Could you retype the lines below, starting at the line holding "Convert this chart to matplotlib code." and stopping at the line holding "13, 14, 15]", inclusive? Copy them exactly and drop the images.

Code that draws figures

########################################

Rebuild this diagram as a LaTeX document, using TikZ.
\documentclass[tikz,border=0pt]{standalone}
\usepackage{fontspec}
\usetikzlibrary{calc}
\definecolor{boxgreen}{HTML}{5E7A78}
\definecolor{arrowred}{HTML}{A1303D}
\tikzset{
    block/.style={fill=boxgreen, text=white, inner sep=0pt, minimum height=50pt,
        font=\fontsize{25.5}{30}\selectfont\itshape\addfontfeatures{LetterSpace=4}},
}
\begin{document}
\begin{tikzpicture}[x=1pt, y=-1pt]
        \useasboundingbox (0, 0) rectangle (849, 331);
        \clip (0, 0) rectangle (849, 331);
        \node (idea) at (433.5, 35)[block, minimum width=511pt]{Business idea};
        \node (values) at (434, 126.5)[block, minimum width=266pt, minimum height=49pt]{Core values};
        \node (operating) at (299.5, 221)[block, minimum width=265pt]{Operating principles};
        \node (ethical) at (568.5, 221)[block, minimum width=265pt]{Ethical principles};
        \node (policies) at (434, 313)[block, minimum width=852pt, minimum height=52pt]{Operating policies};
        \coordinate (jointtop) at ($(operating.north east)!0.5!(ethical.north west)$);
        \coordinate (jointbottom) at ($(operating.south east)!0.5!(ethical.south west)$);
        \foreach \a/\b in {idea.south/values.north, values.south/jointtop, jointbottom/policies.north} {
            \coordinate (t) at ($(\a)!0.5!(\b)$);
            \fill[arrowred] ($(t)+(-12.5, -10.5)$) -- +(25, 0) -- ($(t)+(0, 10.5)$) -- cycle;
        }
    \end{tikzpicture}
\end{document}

########################################

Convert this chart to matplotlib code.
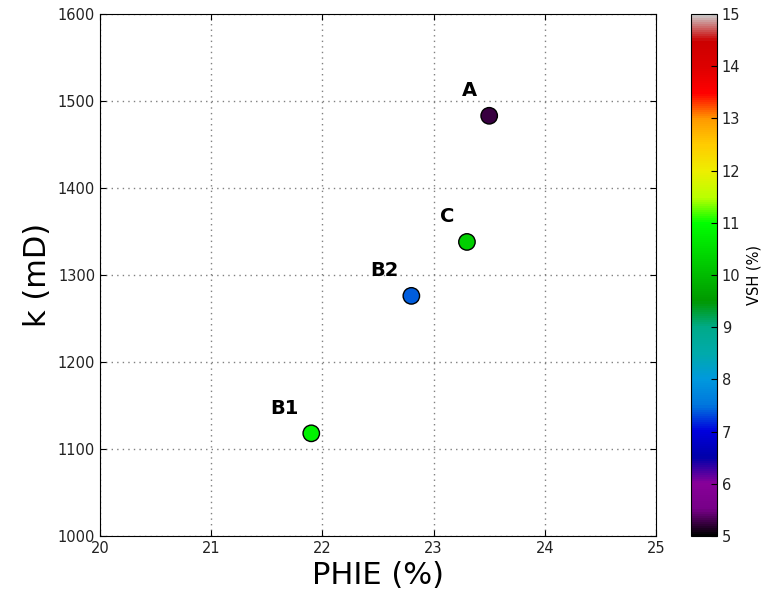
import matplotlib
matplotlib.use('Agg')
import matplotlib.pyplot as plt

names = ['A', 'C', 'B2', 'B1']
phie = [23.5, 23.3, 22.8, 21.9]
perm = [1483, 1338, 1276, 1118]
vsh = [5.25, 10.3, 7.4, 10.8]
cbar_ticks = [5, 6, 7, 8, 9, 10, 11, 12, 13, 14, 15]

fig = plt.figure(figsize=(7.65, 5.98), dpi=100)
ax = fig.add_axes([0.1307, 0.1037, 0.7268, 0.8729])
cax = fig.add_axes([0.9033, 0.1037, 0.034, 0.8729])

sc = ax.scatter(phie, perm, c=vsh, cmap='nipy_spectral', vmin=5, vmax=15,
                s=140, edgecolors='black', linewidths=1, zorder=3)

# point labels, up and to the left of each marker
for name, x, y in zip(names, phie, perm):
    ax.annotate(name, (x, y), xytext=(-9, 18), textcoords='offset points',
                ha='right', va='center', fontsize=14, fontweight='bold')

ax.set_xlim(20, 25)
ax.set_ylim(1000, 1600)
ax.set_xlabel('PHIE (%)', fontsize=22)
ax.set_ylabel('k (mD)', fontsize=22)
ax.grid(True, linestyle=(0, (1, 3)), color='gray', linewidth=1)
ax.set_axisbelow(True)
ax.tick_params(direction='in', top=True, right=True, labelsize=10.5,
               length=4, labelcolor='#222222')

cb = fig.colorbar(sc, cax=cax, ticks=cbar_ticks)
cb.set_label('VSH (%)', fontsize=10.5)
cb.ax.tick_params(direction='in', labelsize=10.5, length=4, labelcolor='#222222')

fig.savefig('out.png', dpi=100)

########################################

→ Correct result:
Convert this chart to matplotlib code.
import matplotlib
matplotlib.use('Agg')
import matplotlib.pyplot as plt

names = ['A', 'C', 'B2', 'B1']
phie = [23.5, 23.3, 22.8, 21.9]
perm = [1483, 1338, 1276, 1118]
vsh = [5.25, 10.3, 7.4, 10.8]
cbar_ticks = [5, 6, 7, 8, 9, 10, 11, 12, 13, 14, 15]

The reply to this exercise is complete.